→ **Short problem**
Starting at the top of the entries below, write out each line up to and including the one containing "import plotly.graph_objects as go". Leave the pictures out.

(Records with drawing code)

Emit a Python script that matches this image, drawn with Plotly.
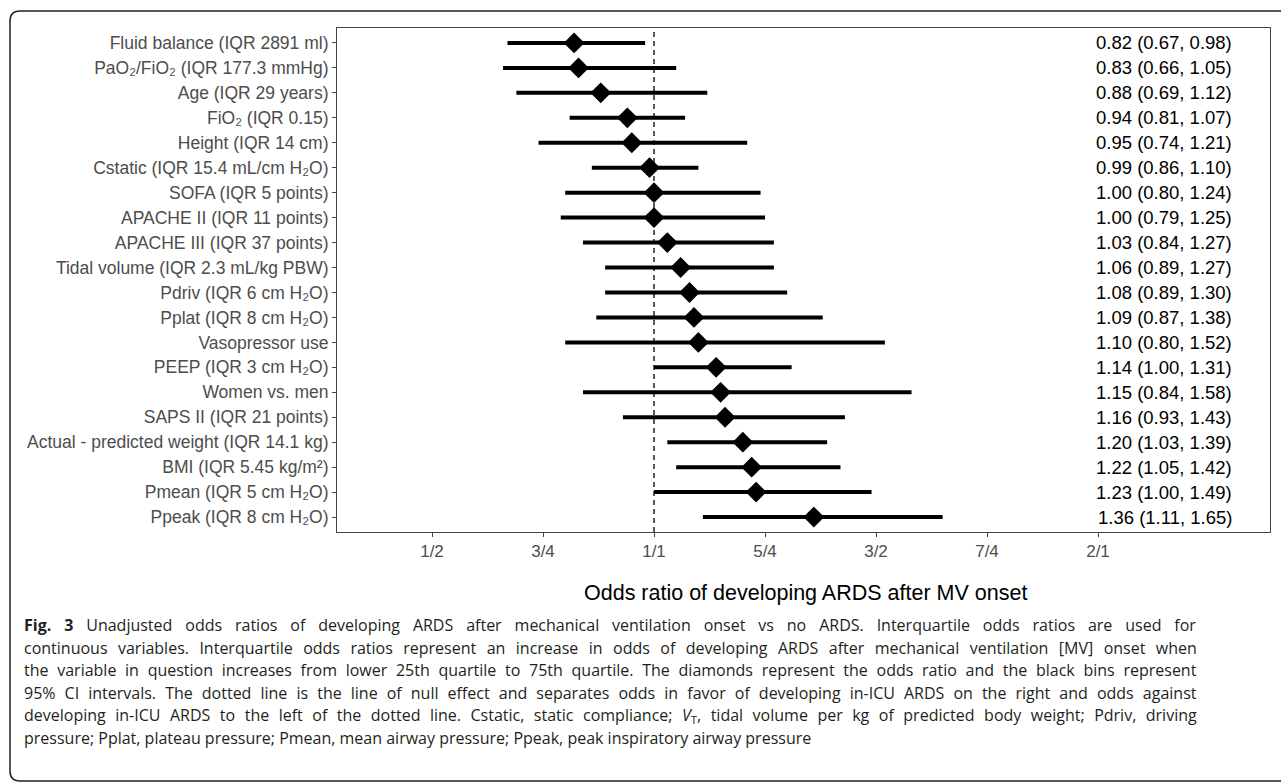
import plotly.graph_objects as go

# ---------------- data ----------------
labels = [
    "Fluid balance (IQR 2891 ml)",
    "PaO₂/FiO₂ (IQR 177.3 mmHg)",
    "Age (IQR 29 years)",
    "FiO₂ (IQR 0.15)",
    "Height (IQR 14 cm)",
    "Cstatic (IQR 15.4 mL/cm H₂O)",
    "SOFA (IQR 5 points)",
    "APACHE II (IQR 11 points)",
    "APACHE III (IQR 37 points)",
    "Tidal volume (IQR 2.3 mL/kg PBW)",
    "Pdriv (IQR 6 cm H₂O)",
    "Pplat (IQR 8 cm H₂O)",
    "Vasopressor use",
    "PEEP (IQR 3 cm H₂O)",
    "Women vs. men",
    "SAPS II (IQR 21 points)",
    "Actual - predicted weight (IQR 14.1 kg)",
    "BMI (IQR 5.45 kg/m²)",
    "Pmean (IQR 5 cm H₂O)",
    "Ppeak (IQR 8 cm H₂O)",
]
odds_ratio = [0.82, 0.83, 0.88, 0.94, 0.95, 0.99, 1.00, 1.00, 1.03, 1.06,
              1.08, 1.09, 1.10, 1.14, 1.15, 1.16, 1.20, 1.22, 1.23, 1.36]
ci_low = [0.67, 0.66, 0.69, 0.81, 0.74, 0.86, 0.80, 0.79, 0.84, 0.89,
          0.89, 0.87, 0.80, 1.00, 0.84, 0.93, 1.03, 1.05, 1.00, 1.11]
ci_high = [0.98, 1.05, 1.12, 1.07, 1.21, 1.10, 1.24, 1.25, 1.27, 1.27,
           1.30, 1.38, 1.52, 1.31, 1.58, 1.43, 1.39, 1.42, 1.49, 1.65]
x_tick_vals = [0.5, 0.75, 1.0, 1.25, 1.5, 1.75, 2.0]
x_tick_text = ["1/2", "3/4", "1/1", "5/4", "3/2", "7/4", "2/1"]

caption_lines = [
    "<b>Fig. 3</b> Unadjusted odds ratios of developing ARDS after mechanical ventilation onset vs no ARDS. Interquartile odds ratios are used for",
    "continuous variables. Interquartile odds ratios represent an increase in odds of developing ARDS after mechanical ventilation [MV] onset when",
    "the variable in question increases from lower 25th quartile to 75th quartile. The diamonds represent the odds ratio and the black bins represent",
    "95% CI intervals. The dotted line is the line of null effect and separates odds in favor of developing in-ICU ARDS on the right and odds against",
    "developing in-ICU ARDS to the left of the dotted line. Cstatic, static compliance; <i>V</i><sub>T</sub>, tidal volume per kg of predicted body weight; Pdriv, driving",
    "pressure; Pplat, plateau pressure; Pmean, mean airway pressure; Ppeak, peak inspiratory airway pressure",
]

# ---------------- layout geometry ----------------
W, H = 1281, 784
L, R, T, B = 337, 1270, 28, 532


def px(x):
    return (x - L) / (R - L)


def py(y):
    return (B - y) / (B - T)


n = len(labels)
ypos = [n - i for i in range(n)]  # first label at top

FONT = "Liberation Sans, Arial, Helvetica, sans-serif"
CAP_FONT = "Open Sans, Noto Sans, sans-serif"
CAP_SIZE = 16

fig = go.Figure()

# CI bars
for i in range(n):
    fig.add_trace(go.Scatter(
        x=[ci_low[i], ci_high[i]], y=[ypos[i], ypos[i]],
        mode="lines", line=dict(color="black", width=4),
        showlegend=False, hoverinfo="skip"))

# diamonds
fig.add_trace(go.Scatter(
    x=odds_ratio, y=ypos, mode="markers",
    marker=dict(symbol="diamond", size=16, color="black"),
    showlegend=False,
    customdata=list(zip(ci_low, ci_high)),
    hovertemplate="OR %{x:.2f} (%{customdata[0]:.2f}, %{customdata[1]:.2f})<extra></extra>"))

# null-effect line
fig.add_shape(type="line", xref="x", yref="paper", x0=1, x1=1, y0=0, y1=1,
              line=dict(color="black", width=1.3, dash="5px,4px"), layer="below")

# OR text column
for i in range(n):
    fig.add_annotation(
        xref="paper", yref="y", x=px(1234), y=ypos[i],
        text=f"{odds_ratio[i]:.2f} ({ci_low[i]:.2f}, {ci_high[i]:.2f})",
        showarrow=False, xanchor="right", yanchor="middle",
        font=dict(family=FONT, size=18.5, color="black"))

# axis title
fig.add_annotation(
    xref="paper", yref="paper", x=px(805), y=py(593),
    text="Odds ratio of developing ARDS after MV onset",
    showarrow=False, xanchor="center", yanchor="middle",
    font=dict(family=FONT, size=21.5, color="black"))

# caption (justified lines via CSS word-spacing)
natural_w = [999, 1061, 1074, 1046, 1051]   # approx. rendered widths at CAP_SIZE
target_w = 1174


def justify(line, natural):
    gaps = line.count(" ")
    ws = (target_w - natural) / gaps
    return f'<span style="word-spacing:{ws:.2f}px">{line}</span>'


cap_y = [625, 647.5, 670, 692.5, 715, 737.5]
for idx, (line, yy) in enumerate(zip(caption_lines, cap_y)):
    txt = justify(line, natural_w[idx]) if idx < len(natural_w) else line
    fig.add_annotation(
        xref="paper", yref="paper", x=px(22), y=py(yy),
        text=txt, showarrow=False, xanchor="left", yanchor="middle",
        font=dict(family=CAP_FONT, size=CAP_SIZE, color="#231f20"))

# outer rounded box (extends past right edge)
r = 10
x0, y0, x1, y1 = 10, 11, 1300, 781
path = (f"M {px(x0 + r)},{py(y0)} L {px(x1)},{py(y0)} "
        f"M {px(x0 + r)},{py(y0)} Q {px(x0)},{py(y0)} {px(x0)},{py(y0 + r)} "
        f"L {px(x0)},{py(y1 - r)} Q {px(x0)},{py(y1)} {px(x0 + r)},{py(y1)} "
        f"L {px(x1)},{py(y1)}")
fig.add_shape(type="path", xref="paper", yref="paper", path=path,
              line=dict(color="#231f20", width=1.5))

xmin = 1 + (L - 654) / 444
xmax = 1 + (R - 654) / 444

fig.update_layout(
    width=W, height=H,
    margin=dict(l=L, r=W - R, t=T, b=H - B, autoexpand=False),
    paper_bgcolor="white", plot_bgcolor="white",
    showlegend=False,
    xaxis=dict(range=[xmin, xmax], tickvals=x_tick_vals, ticktext=x_tick_text,
               showgrid=False, zeroline=False, showline=True, mirror=True,
               linecolor="#444444", linewidth=1,
               ticks="outside", ticklen=4, tickcolor="#444444",
               tickfont=dict(family=FONT, size=17, color="#4d4d4d")),
    yaxis=dict(range=[0.4, n + 0.6], tickvals=ypos, ticktext=labels,
               showgrid=False, zeroline=False, showline=True, mirror=True,
               linecolor="#444444", linewidth=1,
               ticks="outside", ticklen=4, tickcolor="#444444",
               tickfont=dict(family=FONT, size=17.5, color="#4d4d4d")),
)

fig.write_html("out.html")
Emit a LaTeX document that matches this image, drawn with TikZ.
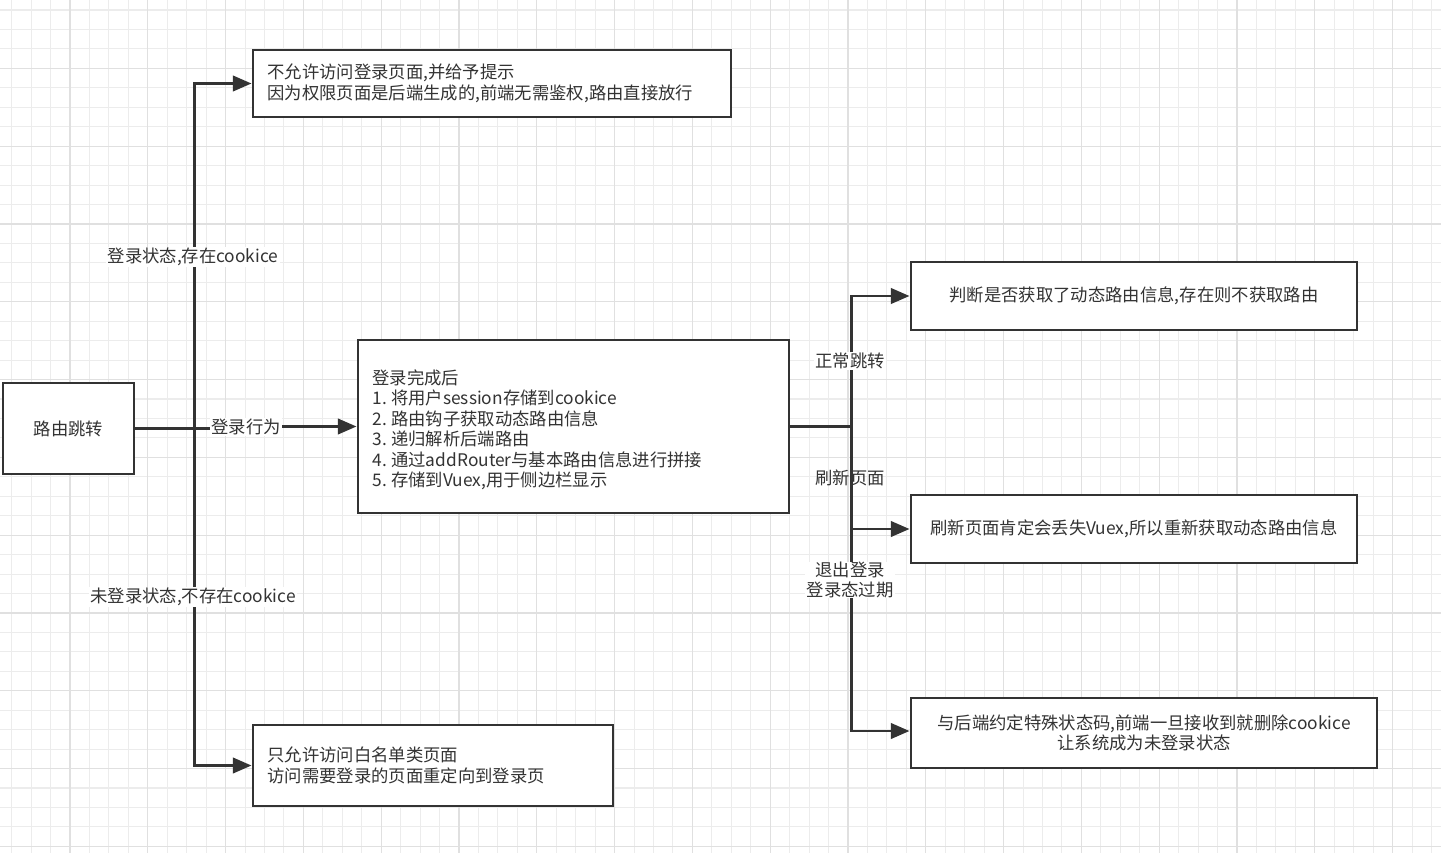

→ **Task result**
Emit a Python script that matches this image, drawn with Plotly.
import plotly.graph_objects as go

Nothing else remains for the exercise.